Have you considered dropping the portable monitor for an angled laptop stand that will elevate the screen to eye level? I've got one that collapses down small enough to fit in a reasonably deep pocket.


I do actually use the laptop as a second screen in this way most of the time. However, it's amazing how many hotels lack any table deep enough to place a 15" laptop on a stand with a keyboard in front of it.


Wow, that's obnoxious. You may be able to call down and ask for a folding table of some kind. But yeah, you shouldn't have to.


Fwiw, with my 15", unfolding flat and standing vertical, with keyboard etc in front, gave a plausible screen position. So I just kludged vertical-ish stands (and fretted over an eventual tip and crash). I considered hanging a portable monitor off the side (brick of a thinkpad, accustomed to gaff taped extensions), but didn't get to it.


Minisforum machines are excellent in that regard. Sturdy little bricks with price and performance.


I have one and my main gripe with it is how large the power brick is. It's practically like carrying a second mini pc; I didn't take this into account when I got it, lesson learned.


I've seen some newer models pop-up recently with inbuilt power supplies.


considering https://streacom.com/products/nano160-fanless-psu/ stuff like microPSU, miniPSU, and nanoPSU exist, this is unacceptable. I've used these mini PSUs - which are a barrel power jack, a hdd molex power cable, and the N pin ATX plug on a breadboard the rough size of the N pin ATX connector from large PSU - in remote inaccessible locations to do "in box UPS" for vm hypervisors on intel atoms/celerons and the like. Plug this in to the board, wire in a 12v stamped aluminum PSU that takes a battery as backup (used to be like $22 on amazon) and a SLA battery, toss that in one of those "mini desktop" cases - not the elitedesk - like the ones you saw in every office 10 years ago.

anyhow you can get a 12V PSU that does whatever amps (12? 15?) in a pretty small formfactor, and the "additional" stuff the motherboard needs is, as shown above, insignificant. The PSU can be pretty dirty, as in in the US do literal 10:1 winding to get 12V out (i know it'd be slightly different winding amount to account for losses in rectification and lines and whatnot but 10:1 looks nice to the math) and rectify it straight into one of those nanoPSUs. believe me i've seen me do it.

also don't ask to see my laptop DC-DC supply for running straight off a solar panel... it's larger than most NUCs, too. oh wait, you still need a laptop brick, plus the DC-DC. So you gotta DC-DC -> DC-DC -> laptop which -> DC-DC and probably DC-DC again (1.2v/3v3 rail probably clocked off 5v rail, that's what i'd do naively)

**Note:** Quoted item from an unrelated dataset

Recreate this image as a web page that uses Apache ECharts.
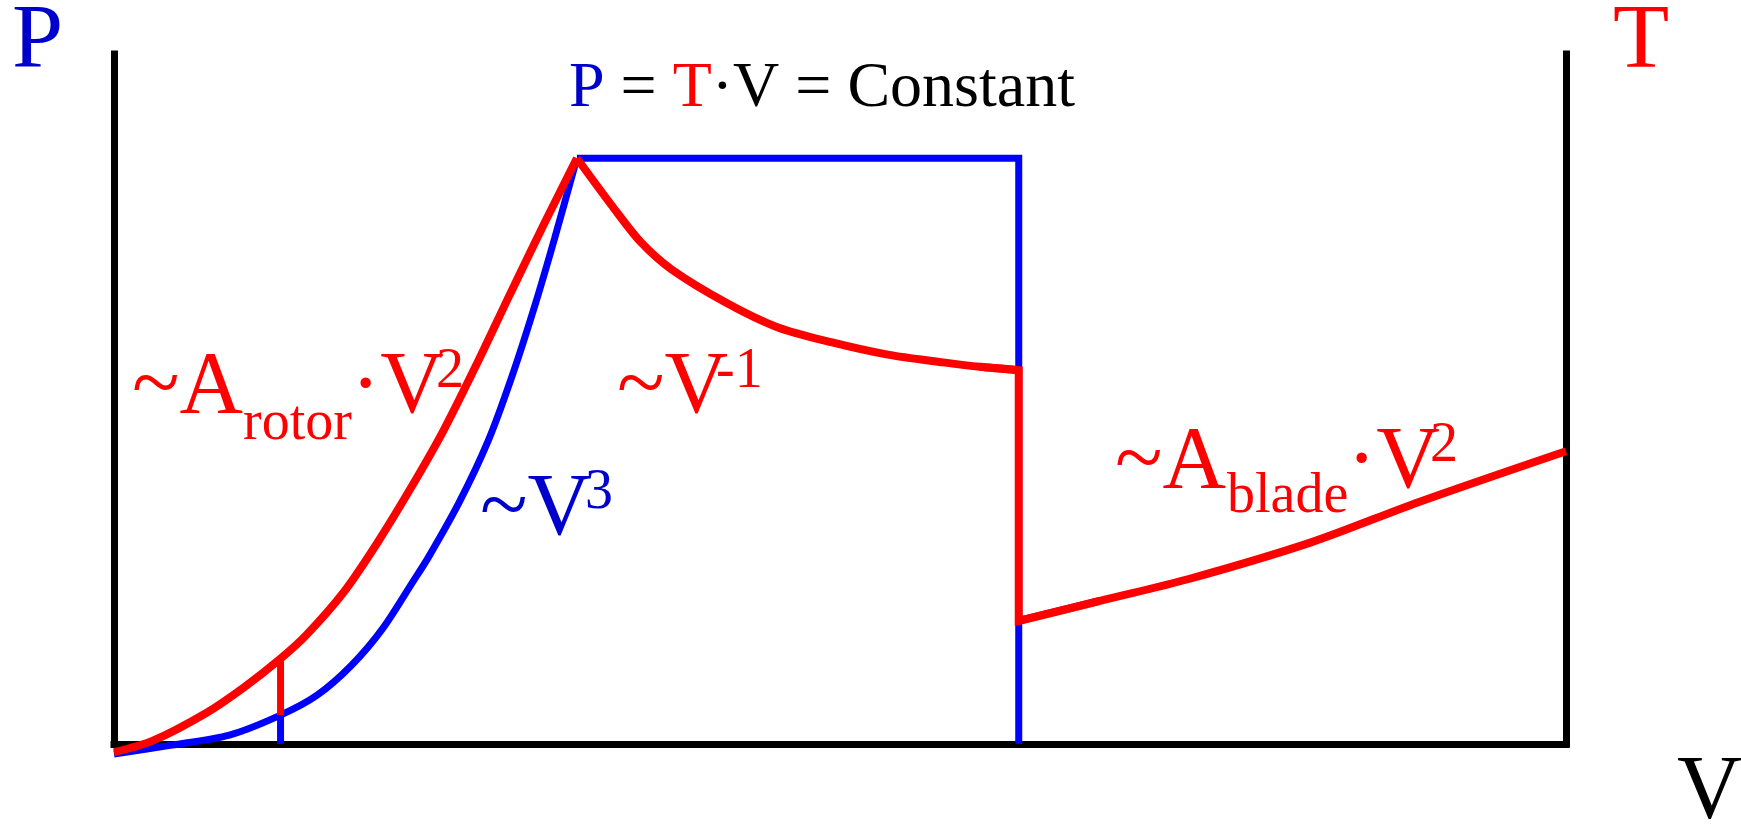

those "dashes" in "DC-DC" are doing a lot of heavy lifting


Yeah they look good. Unfortunately from what I've seen they have limited availability outside of the US and EU. I could probably get hold of one but not sure if they'd cover the warranty outside of their sales area.


Not very power efficient, and warranty is meh.

Had to do a repaste to get proper cooling.


"not very power efficient" -- definitely some of the most power efficient x86 machines you can find today. Until the latest generation, Ryzen APUs provide better performance with lower power consumption than Intel ones. And you can lower CPU frequency if you want -- even at base frequency, they run fast enough for everyday tasks with fan almost completely quiet. Of course this is oversimplifying things a bit.


i9 power efficient, OK lol. If you want power efficient, get a Kontron. Below 3W idle we can talk. My MS-01 does 16W idle.


There is a bunch of AMD-based tiny boxes for under $1k, and fancier boxes from HP or Zotac with discrete NVidia GPUs for $3-4k. They are somehow larger than a Mac Mini, but still very much the form factor of a small box to push into a backpack.


> Zotac with discrete NVidia GPUs for $3-4k

Crazy expensive.


A 32 GB Mac Mini with substantial SSD is also around $1k.

Less highly specced AMD-based NUC-lookalikes are like $600, comparable to low-specced mac minis.